The main topic broached in this second "Coffee with Pablo" was the ICN2’s renewed emphasis on commercialisation and industry engagement. Opening the session with an overview of the ICN2’s technology transfer journey, Ordejón explained how the institute has moved from a situation of low activity and minimal interest in having any, to having multiple active patent licences, industry collaborations and spin-offs in just five years.

This evolution largely mirrors changing attitudes in science towards industry relations, which in Europe have gone from being tolerated on occasion, to being deemed acceptable and even recommended as mutually beneficial in a similar period of time. A quick look into the future, though, tells us they are fast becoming a necessity and pressure is on from all sides to engage in ever more transfer activities – a state of affairs that has scientists, including those present at the coffee session, worried for two reasons: the first, because of the neglect of basic science that this trend ostensibly justifies in terms of research funding policies, and second, because of the potential "hostile takeover" of research by the values of the marketplace.

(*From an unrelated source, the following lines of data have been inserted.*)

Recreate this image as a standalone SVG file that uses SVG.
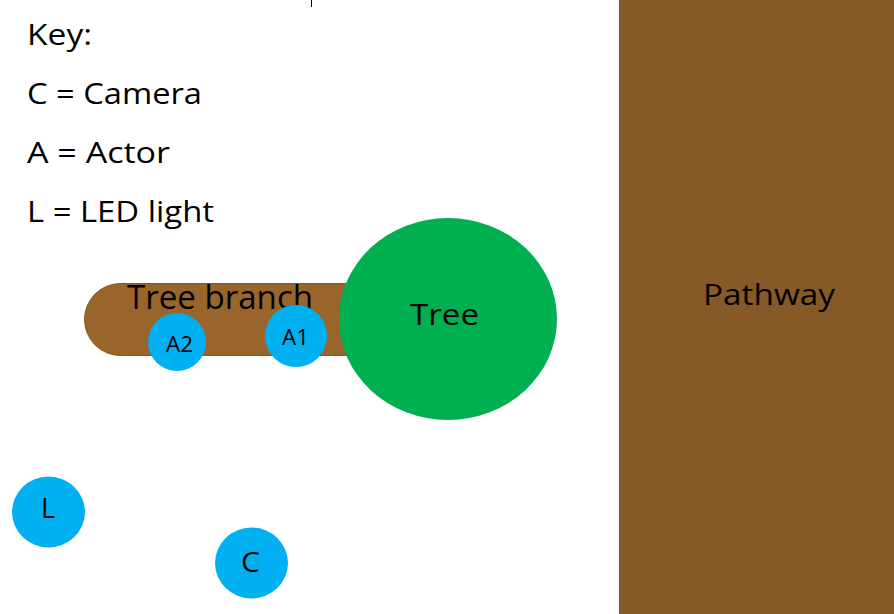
<svg xmlns="http://www.w3.org/2000/svg" width="894" height="614" viewBox="0 0 894 614">
<style>
text{font-family:"Open Sans","Noto Sans","Liberation Sans",sans-serif;fill:#000}
.key{font-size:30px}
.person{fill:#00b0f0}
</style>
<rect width="894" height="614" fill="#fff"/>
<line x1="311.5" y1="0" x2="311.5" y2="7" stroke="#000" stroke-width="1"/>
<g id="key">
<text class="key" x="27" y="45" textLength="65" lengthAdjust="spacingAndGlyphs">Key:</text>
<text class="key" x="27" y="104" textLength="175" lengthAdjust="spacingAndGlyphs">C = Camera</text>
<text class="key" x="27" y="163" textLength="143" lengthAdjust="spacingAndGlyphs">A = Actor</text>
<text class="key" x="27" y="222" textLength="187" lengthAdjust="spacingAndGlyphs">L = LED light</text>
</g>
<g id="pathway">
<rect x="619" y="0" width="275" height="614" fill="#865a26"/>
<text x="703" y="305" font-size="30" textLength="132" lengthAdjust="spacingAndGlyphs">Pathway</text>
</g>
<g id="branch">
<rect x="84.5" y="283.5" width="300" height="72" rx="36" ry="36" fill="#99652a" stroke="#7f5a1e" stroke-width="1"/>
<text x="127" y="309" font-size="32" textLength="186" lengthAdjust="spacingAndGlyphs">Tree branch</text>
</g>
<g id="tree">
<ellipse cx="448" cy="319" rx="109" ry="101" fill="#00b050"/>
<text x="410" y="325" font-size="30" textLength="69" lengthAdjust="spacingAndGlyphs">Tree</text>
</g>
<g id="A2">
<circle class="person" cx="177" cy="342" r="29"/>
<text x="166" y="352" font-size="22" textLength="27" lengthAdjust="spacingAndGlyphs">A2</text>
</g>
<g id="A1">
<circle class="person" cx="296" cy="336" r="31"/>
<text x="282" y="345" font-size="22" textLength="27" lengthAdjust="spacingAndGlyphs">A1</text>
</g>
<g id="L">
<ellipse class="person" cx="48.5" cy="512" rx="36.5" ry="35.5"/>
<text x="41" y="518" font-size="28" textLength="14" lengthAdjust="spacingAndGlyphs">L</text>
</g>
<g id="C">
<ellipse class="person" cx="251.5" cy="563" rx="36.5" ry="35.5"/>
<text x="241" y="572" font-size="28" textLength="19" lengthAdjust="spacingAndGlyphs">C</text>
</g>
<g id="connectors"></g>
</svg>
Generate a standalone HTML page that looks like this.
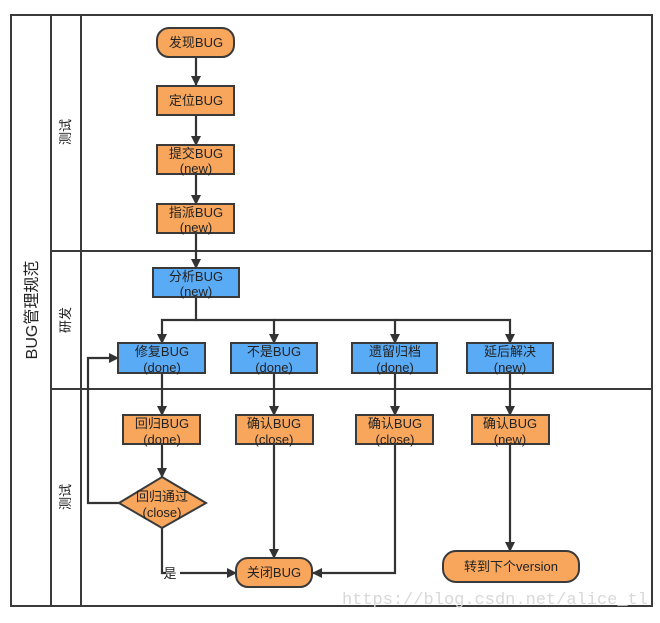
<!DOCTYPE html>
<html><head><meta charset="utf-8"><style>
html,body{margin:0;padding:0;background:#fff;}
svg text{font-family:"Liberation Sans","Noto Sans CJK SC",sans-serif;fill:#222;}
</style></head><body>
<svg width="660" height="618" viewBox="0 0 660 618" xmlns="http://www.w3.org/2000/svg">
<defs>
<marker id="a" markerWidth="10" markerHeight="10" refX="9" refY="5" orient="auto" markerUnits="userSpaceOnUse">
<path d="M0,0 L10,5 L0,10 Z" fill="#333"/></marker>
</defs>
<g stroke="#3a3a3a" stroke-width="2" fill="none">
<rect x="11" y="15" width="641" height="591"/>
<line x1="51" y1="15" x2="51" y2="606"/>
<line x1="81" y1="15" x2="81" y2="606"/>
<line x1="51" y1="251" x2="652" y2="251"/>
<line x1="51" y1="389" x2="652" y2="389"/>
</g>
<text x="37" y="310" font-size="16" transform="rotate(-90 37 310)" text-anchor="middle">BUG管理规范</text>
<text x="70" y="132" font-size="13" transform="rotate(-90 70 132)" text-anchor="middle">测试</text>
<text x="70" y="320" font-size="13" transform="rotate(-90 70 320)" text-anchor="middle">研发</text>
<text x="70" y="497" font-size="13" transform="rotate(-90 70 497)" text-anchor="middle">测试</text>

<g stroke="#333" stroke-width="2.2" fill="none" marker-end="url(#a)">
<line x1="196" y1="57" x2="196" y2="85"/>
<line x1="196" y1="115" x2="196" y2="145"/>
<line x1="196" y1="174" x2="196" y2="204"/>
<line x1="196" y1="233" x2="196" y2="268"/>
<path d="M196,297 V320 H162 V343"/>
<path d="M196,320 H274 V343"/>
<path d="M274,320 H395 V343"/>
<path d="M395,320 H510 V343"/>
<line x1="162" y1="373" x2="162" y2="415"/>
<line x1="274" y1="373" x2="274" y2="415"/>
<line x1="395" y1="373" x2="395" y2="415"/>
<line x1="510" y1="373" x2="510" y2="415"/>
<line x1="162" y1="444" x2="162" y2="477"/>
<line x1="274" y1="444" x2="274" y2="558"/>
<path d="M395,444 V573 H313"/>
<line x1="510" y1="444" x2="510" y2="551"/>
<path d="M119,503 H88 V358 H118"/>
<line x1="180" y1="573" x2="236" y2="573"/>
</g>
<path d="M162,528 V573 H166" stroke="#333" stroke-width="2.2" fill="none"/>
<text x="170" y="578" font-size="13" text-anchor="middle">是</text>

<g stroke="#3a3a3a" stroke-width="2" fill="#F8A65C">
<rect x="157" y="28" width="77" height="29" rx="12"/>
<rect x="157" y="86" width="77" height="29"/>
<rect x="157" y="145" width="77" height="29"/>
<rect x="157" y="204" width="77" height="29"/>
<rect x="123" y="415" width="77" height="29"/>
<rect x="236" y="415" width="77" height="29"/>
<rect x="356" y="415" width="77" height="29"/>
<rect x="472" y="415" width="77" height="29"/>
<polygon points="162,477 206,503 162,528 119,503"/>
<rect x="236" y="558" width="76" height="29" rx="12"/>
<rect x="443" y="551" width="136" height="31" rx="13"/>
</g>
<g stroke="#3a3a3a" stroke-width="2" fill="#5AABF6">
<rect x="153" y="268" width="86" height="29"/>
<rect x="118" y="343" width="87" height="30"/>
<rect x="231" y="343" width="86" height="30"/>
<rect x="352" y="343" width="85" height="30"/>
<rect x="467" y="343" width="86" height="30"/>
</g>
<g font-size="13" text-anchor="middle">
<text x="196" y="47">发现BUG</text>
<text x="196" y="105">定位BUG</text>
<text x="196" y="158">提交BUG</text><text x="196" y="173">(new)</text>
<text x="196" y="217">指派BUG</text><text x="196" y="232">(new)</text>
<text x="196" y="281">分析BUG</text><text x="196" y="296">(new)</text>
<text x="162" y="356">修复BUG</text><text x="162" y="372">(done)</text>
<text x="274" y="356">不是BUG</text><text x="274" y="372">(done)</text>
<text x="395" y="356">遗留归档</text><text x="395" y="372">(done)</text>
<text x="510" y="356">延后解决</text><text x="510" y="372">(new)</text>
<text x="162" y="428">回归BUG</text><text x="162" y="444">(done)</text>
<text x="274" y="428">确认BUG</text><text x="274" y="444">(close)</text>
<text x="395" y="428">确认BUG</text><text x="395" y="444">(close)</text>
<text x="510" y="428">确认BUG</text><text x="510" y="444">(new)</text>
<text x="162" y="501">回归通过</text><text x="162" y="517">(close)</text>
<text x="274" y="577">关闭BUG</text>
<text x="511" y="571">转到下个version</text>
</g>
<text x="648" y="604" font-size="17" text-anchor="end" style="font-family:'Liberation Mono',monospace;fill:#d8d8d8">https://blog.csdn.net/alice_tl</text>
</svg>
</body></html>
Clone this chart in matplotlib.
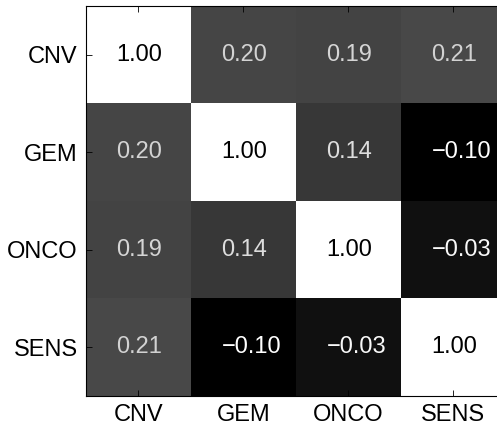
import numpy as np
import matplotlib
matplotlib.use("Agg")
import matplotlib.pyplot as plt

plt.rcParams['font.family'] = ['Liberation Sans', 'DejaVu Sans']

labels = ['CNV', 'GEM', 'ONCO', 'SENS']
corr = np.array([
    [1.00, 0.20, 0.19, 0.21],
    [0.20, 1.00, 0.14, -0.10],
    [0.19, 0.14, 1.00, -0.03],
    [0.21, -0.10, -0.03, 1.00],
])

fig = plt.figure(figsize=(4.97, 4.26), dpi=100)
# axes runs off the right edge on purpose, like the reference
ax = fig.add_axes([0.173, 0.0705, 0.845, 0.915])

vmin, vmax = corr.min(), corr.max()
ax.imshow(corr, cmap='gray', vmin=vmin, vmax=vmax, aspect='auto',
          interpolation='nearest')

for i in range(len(labels)):
    for j in range(len(labels)):
        v = corr[i, j]
        g = (v - vmin) / (vmax - vmin)
        if g > 0.5:
            col = 'black'
        else:
            c = min(1.0, 1.0 - 0.7 * g + 0.02)
            col = (c, c, c)
        txt = ('%.2f' % v).replace('-', '\u2212')
        ax.text(j - 0.21, i, txt, ha='left', va='center',
                fontsize=17, color=col)

ax.set_xticks(range(len(labels)))
ax.set_yticks(range(len(labels)))
ax.set_xticklabels(labels, fontsize=17)
ax.set_yticklabels(labels, fontsize=17)
ax.tick_params(direction='in', length=4, width=0.6, pad=6,
               top=True, right=True)
for s in ax.spines.values():
    s.set_linewidth(0.8)

fig.savefig('out.png', dpi=100)
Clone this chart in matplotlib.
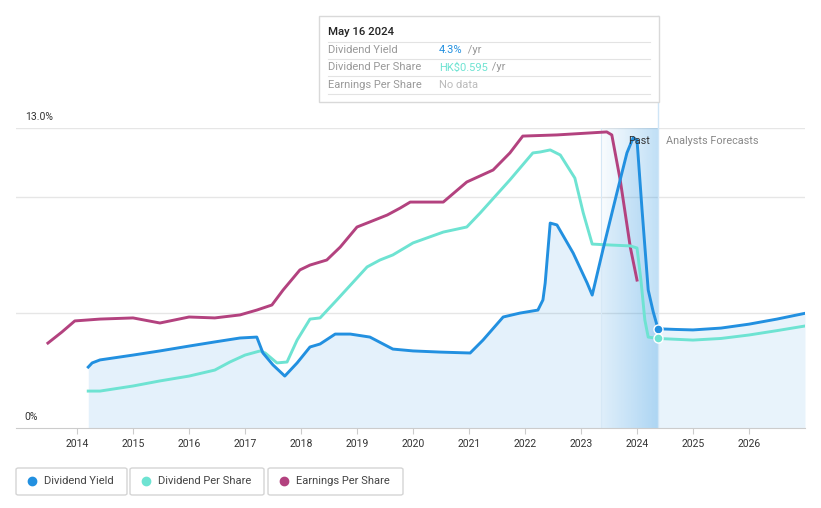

In response, Ordejón, together with Business Development Officer Nadia Pons, explained that the ICN2’s goal will never be the pursuit of the bottom line at all costs. Rather what the institute is proposing is the professionalisation of technology transfer activities and industry relations, such that best practices and knowhow from the world of business are selectively co-opted and applied within the context of our mission as a research institute. The aim of the process is to ensure a fair price is negotiated in exchange for ICN2 expertise and results, especially when trading with private industry, and to improve the path by which more of said expertise can sustainably reach the market and, through it, society.

Part of this process includes helping researchers to realise when transfer is actually happening, for, as was also pointed out at the coffee session, the word “transfer” is susceptible to under-interpretation. Evoking the movement of some finished product from one place or person to another, a conversation is not necessarily thought of as an example of transfer, when in fact the knowhow, expertise and experiences that might be discussed in a conversation between scientists and industry are all “transferrable” assets of some value. And, when a third party intends to use them for private profit, it is only right in the name of the continued pursuit of (public) science to negotiate a fair price.

All in all, it was a very frank, open and participative discussion of some of the trends and policies affecting science at national and European levels, of the value of technology transfer when done right, and of the ICN2’s strategy to ensure that scientific excellence, as the necessary bedrock for all else, can be maintained in spite of the challenges. So much so that the second topic of ethics was left largely untouched... One for the next "Coffee with Pablo"?